Which came first: The chicken or the realization that playing professional hockey was a life calling?

For Garrett Meurs it clearly -- and proudly -- was the chicken. Roughly 30 of them, to be exact.

Prior to taking a moment to discuss the anxieties and anticipation of the 2011 Entry Draft, the 18-year-old Plymouth Whalers right wing was finishing an errand that's as much a part of his life as lining up for a faceoff.

"I got chickens," the native of Wingham, Ont., said. "I was out there feeding them. About 30 of them."

By there, Meurs meant the farm that he grew up on and where he learned the values that helped shape his development as a person and as a hockey player.

"It's a great lifestyle," he said of his experiences on the farm.

It's also the perfect lifestyle to help instill the kind of work ethic that's needed to evolve from a raw talent to a complete hockey player.

"Living on a farm, you've got to work hard for everything you do, and that's kind of how I go about it as a player," Meurs said. "Just try to work hard, do my best and do everything I can to help my team win."

No one has seen that be the case more than Whalers coach Mike Vellucci.

"His upbringing definitely translates into his game and his personality on and off the ice," Vellucci said. "He's a small-town kid and it's a tough transition when you're coming from a high school of 200 kids to 6,000 kids, so it's a big transition."

It was a transition Meurs handled quite well. In 2009-10, his first season with the Whalers, he had 16 goals and 18 assists in 62 games as a 17-year-old. This past season, his goal total slipped to 10, but his playmaking ability blossomed as he finished with a 40-point season thanks to 30 assists.

He's No. 79 on NHL Central Scouting's final ranking of North American skaters for the 2011 Entry Draft.

"My first year coming into the league, I didn't know what to expect and just wanted to do my best, but my teammate, A.J. Jenks, just told me to go to the net, keep your stick down and put the puck in the net when I get it to you," Meurs said. "The next year, I just tried to do the same for someone else."

Meurs' hockey journey started around the age of 3 with mini sticks when he learned how to skate. From that moment, passion and talent took over and he began his climb toward the top of the hockey mountain. But it didn't come without some familial influence.

"My dad always wanted me to play hockey," Meurs said. "So I started playing and liked it and realized I was pretty good at it and started wanting to keep getting better."

But as much as life on the farm meant to him, bigger and better things awaited Meurs elsewhere.

"I left my hometown to go play Triple-A hockey," Meurs said, referring to one of the early turning points in his hockey career. "Coming from a small town, leaving the area to go play travel, that was a big step.
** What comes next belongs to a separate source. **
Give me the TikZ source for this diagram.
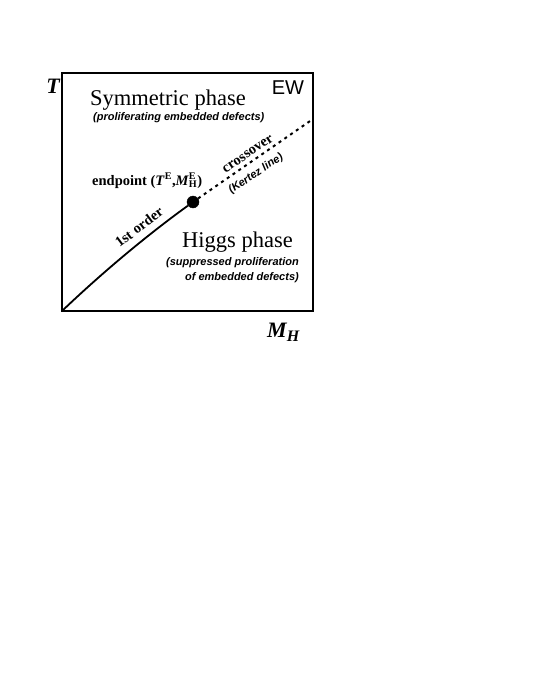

Driving to and around big cities, it was a big challenge. But I just kept working hard and the coaches were very helpful and I met new people. It was the best thing for me."

Now, the small-town kid with the big-time game will hope to bring his talents to the highest level and the biggest stage, the National Hockey League.

"It's obviously been a dream to play in the NHL," Meurs said. "I'm a bit nervous, I guess, but you don't have much control over it at this point, so I try to not worry about it too much. I'm just hoping to get drafted as high as I can go."

Regardless of how high Meurs gets selected, there will be ample room for improvement and growth.

"He definitely needs to get bigger,” Vellucci said of his 5-foot-10, 169-pound forward. "He's strong and has good core strength, but he's still wiry, doesn't have a ton of weight."

Growing into the body NHL general managers should expect has been an incremental progression.

"When I first saw him, he was a skinny kid who had a lot of speed and skill and raw talent," Vellucci said. "Now, he's committed toward improving on his size. He's been here three months since the season ended until school working out five times a week with a trainer."

Moving forward, Vellucci said, "Strength is going to be the key. Physically and mentally maturing. To play at the next level he’s going to have to put on 20 pounds."

But that will be the case with many prospects. The one thing Vellucci said he hopes Meurs takes advantage of is his goal-scoring ability.

"I think he should get back to being a goal-scorer," he said. "Scoring-wise he had a down year (in 2010-11), but I thought it was bad luck more than anything. He hit more posts and crossbars than anyone I've seen."

Meanwhile, NHL Central Scouting's Chris Edwards believes grit and tenacity will bode well for the young prospect moving forward.

"Garrett is most effective when he plays a hard-working, up-and-down game for 60 minutes," he said. "He can be very effective in an energy-type of role. He skates well and has very good speed and acceleration. Also, he's got a willingness to get involved and battle both in front and in the corners. Garrett needs to put all his abilities into a complete and consistent effort every night to be effective."

Fortunately for Meurs that likely will happen eventually, given his skills and commitment. But the draft will come before any of his eventual successes, like the chickens did before his passion for hockey developed.

But ultimately, if you ask Vellucci, "The sky is the limit."